The magic circle firm won a ruling for client the Sultan of Brunei that his brother Prince Jefri Bolkiah has to hand over billions of pounds in assets.
The council ordered Prince Jefri to give the Sultan his London home St John’s Lodge in Regent’s Park, the five-star New York Palace Hotel, the Hotel Bel-Air, a Parisian property, a Singapore mansion, plus cash and diamonds.
The five-judge panel made the ruling so the prince would comply with an out-of-court settlement reached with his brother’s agency Brunei Investment Agency (BIA) in 2000. At that time he agreed to hand over £3bn. The agreement came after Prince Jefri was sued by the Brunei Government and BIA over allegations he embezzled £8bn during his 13-year tenure as the state’s finance minister.
Handing down his judgment, Lord Scott said some aspects of the defence’s argument were “simply ridiculous”.
He said: “The picture sought to be painted of Prince Jefri as a victim whose will was overridden by a dominant monarch seems to their Lordships to be obviously false.” The prince, however, will continue to fight the ruling in each country where his assets are scheduled to be sold.
A spokesman for Prince Jefri said: “As the Privy Council itself admitted, it is necessary to recall that it sits in London only.
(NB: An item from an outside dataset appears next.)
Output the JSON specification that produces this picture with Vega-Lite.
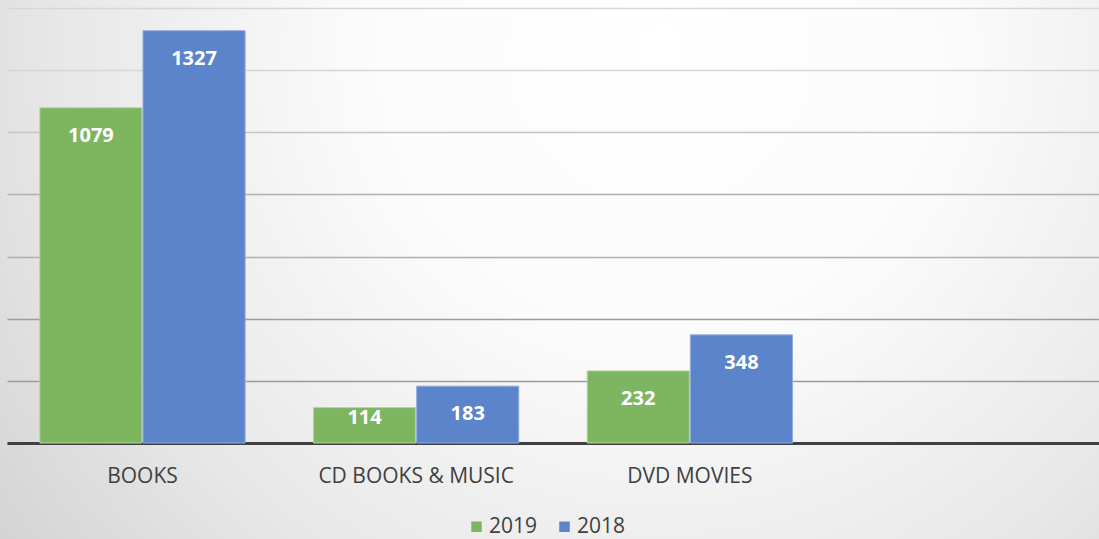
{
  "$schema": "https://vega.github.io/schema/vega-lite/v6.json",
  "width": 1099,
  "height": 539,
  "autosize": "none",
  "padding": 0,
  "background": "#d8d8d8",
  "config": {
    "font": "Open Sans",
    "view": {
      "stroke": null,
      "fill": {
        "gradient": "radial",
        "x1": 0.6, "y1": 0.3, "r1": 0,
        "x2": 0.6, "y2": 0.3, "r2": 0.9,
        "stops": [
          {"offset": 0, "color": "#ffffff"},
          {"offset": 0.3, "color": "#fbfbfb"},
          {"offset": 0.6, "color": "#e8e8e8"},
          {"offset": 0.85, "color": "#d2d2d2"},
          {"offset": 1, "color": "#c6c6c6"}
        ]
      }
    }
  },
  "data": {
    "values": [
      {"category": "BOOKS", "year": "2019", "value": 1079},
      {"category": "BOOKS", "year": "2018", "value": 1327},
      {"category": "CD BOOKS & MUSIC", "year": "2019", "value": 114},
      {"category": "CD BOOKS & MUSIC", "year": "2018", "value": 183},
      {"category": "DVD MOVIES", "year": "2019", "value": 232},
      {"category": "DVD MOVIES", "year": "2018", "value": 348}
    ]
  },
  "encoding": {
    "x": {
      "field": "category",
      "type": "nominal",
      "sort": null,
      "scale": {
        "domain": ["BOOKS", "CD BOOKS & MUSIC", "DVD MOVIES", " "],
        "range": [7, 1099],
        "paddingInner": 0.25,
        "paddingOuter": 0.12
      },
      "axis": {
        "title": null,
        "offset": -96,
        "labelAngle": 0,
        "labelFontSize": 21,
        "labelLimit": 400,
        "labelColor": "#404040",
        "labelPadding": 22,
        "ticks": false,
        "domainColor": "#404040",
        "domainWidth": 3
      }
    },
    "xOffset": {
      "field": "year",
      "sort": ["2019", "2018"],
      "scale": {"paddingInner": 0.01}
    },
    "y": {
      "field": "value",
      "type": "quantitative",
      "scale": {"domain": [0, 1400], "nice": false, "range": [443, 8]},
      "axis": {
        "title": null,
        "labels": false,
        "ticks": false,
        "domain": false,
        "values": [0, 200, 400, 600, 800, 1000, 1200, 1400],
        "gridColor": {
          "condition": [
            {"test": "datum.value <= 400", "value": "#9c9c9c"},
            {"test": "datum.value <= 800", "value": "#b0b0b0"},
            {"test": "datum.value <= 1000", "value": "#c4c4c4"}
          ],
          "value": "#d6d6d6"
        },
        "gridWidth": 1.5
      }
    }
  },
  "layer": [
    {
      "mark": {"type": "bar", "strokeWidth": 1},
      "encoding": {
        "color": {
          "field": "year",
          "type": "nominal",
          "scale": {"domain": ["2019", "2018"], "range": ["#7eb560", "#5b84cb"]},
          "legend": {
            "title": null,
            "orient": "none",
            "legendX": 466,
            "legendY": 516,
            "direction": "horizontal",
            "symbolType": "square",
            "symbolSize": 110,
            "symbolStrokeWidth": 0,
            "labelFontSize": 21,
            "labelOffset": 2,
            "labelColor": "#404040",
            "columnPadding": 16
          }
        },
        "stroke": {
          "field": "year",
          "type": "nominal",
          "scale": {"domain": ["2019", "2018"], "range": ["#b3d69f", "#93acdc"]},
          "legend": null
        }
      }
    },
    {
      "mark": {
        "type": "text",
        "color": "white",
        "fontWeight": "bold",
        "fontSize": 20,
        "baseline": "middle",
        "dy": {"expr": "datum.value < 150 ? 10 : 28"}
      },
      "encoding": {
        "text": {"field": "value", "type": "quantitative"}
      }
    }
  ]
}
The focus will now shift to other jurisdictions, where very different legal systems apply.”
Dispute resolution partners Richard Chalk and Lindsay Marr from Freshfields led for the Sultan of Brunei and BIA, instructing Martin Pascoe QC and Stephen Atherton QC both of 3-4 South Square.
Prince Jefri was represented by Simmons & Simmons litigation partner David Sandy. His counsel was James Lewis QC of 3 Raymond Buildings.